Role:
UX Developer
Tools:
Figjam, Slack, Figma, Visual Studio Code, SASS, JavaScript, ISML, Google Lighthouse
Timeline:
August 2024 to December 2024
Team:
Felix Madsen, Keith Elder, Kerith Reid, Bernard Lawrence

What’s on Fire Mountain?
Fire Mountain Gems and Beads is the largest jewelry crafting supplier on the west coast of the United States. Their website is an e-commerce site that also functions as a blog or newsletter about the company.
Optimize, Optimize, Optimize
The Fire Mountain Gems and Beads company has prided itself on a user first mindset long before they had the opportunity to build a website. Unfortunately, site performance did not reflect this commitment to their customer base.
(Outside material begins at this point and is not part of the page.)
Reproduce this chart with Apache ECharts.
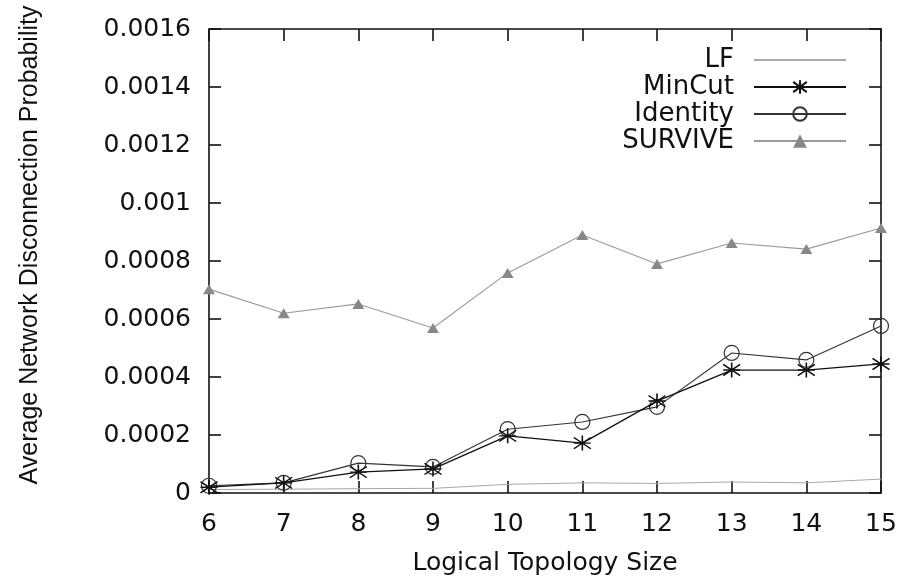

I wanted to remove as many pain points as possible for returning customers and make the site easier to use for new shoppers.
Navigation Menu Overhaul



The first pain point I found on this project was the amount of clicks needed to find a specific product. Originally, the dropdown menus could only be engaged with a click, with further clicks within the dropdown menu taking the user to a specific catalogue. I had these menus drop down when the user hovered on them, instead. I also added highlights to help the user navigate and slight delays to avoid jarring changes to the page. The sale button was highlighted red on hovering and had red text normally because that’s where most returning customers wanted to go. User research showed this slight delay and informative use of color made the sight much easier to navigate.
Search Engine Optimization



Our site was not being favored by Google’s search engine rankings. A quick analysis found that our site was much slower than it should have been. A few weeks of refactoring revealed redundant libraries, unnecessary javascript, and images far larger than necessary. I also applied the ‘lazyloading’ tag to any images below the fold and wrote a quick algorithm to recognize when a div was being populated from a template below the fold. These efforts improved our Search Engine Optimization Score from less than sixty to greater than ninety.
P65 Compliance Messaging




In 2024 the State of California passed Proposition 65, officially known as the Safe Drinking Water and Toxic Enforcement Act, a piece of legislation that required businesses to warn their customers if any of their products contain any products that can cause cancer or birth defects.
I added these toxin warnings to out site in a way that would make them difficult to ignore but manageable for users. I deliberately made the copy for these warnings as short as possible while still remaining informative. I was acutely aware of alert fatigue and how necessary this information was.
The warning appears in bright yellow directly above the product description and is two sentences long. This was to ensure that users read the warning as soon as they recognized what it was, rather than scrolling by it. The warning can be minimized by clicking on it, but that requires users to engage with the warning.
Key Takeaways and Future Projects
Iterative development is our only bulwark against technical debt. The Fire Mountain Gems and Beads team did the smart thing and used a relatively slow time to make changes they knew their site needed. We collected and organized the findings of our user research to leave better records for future developers.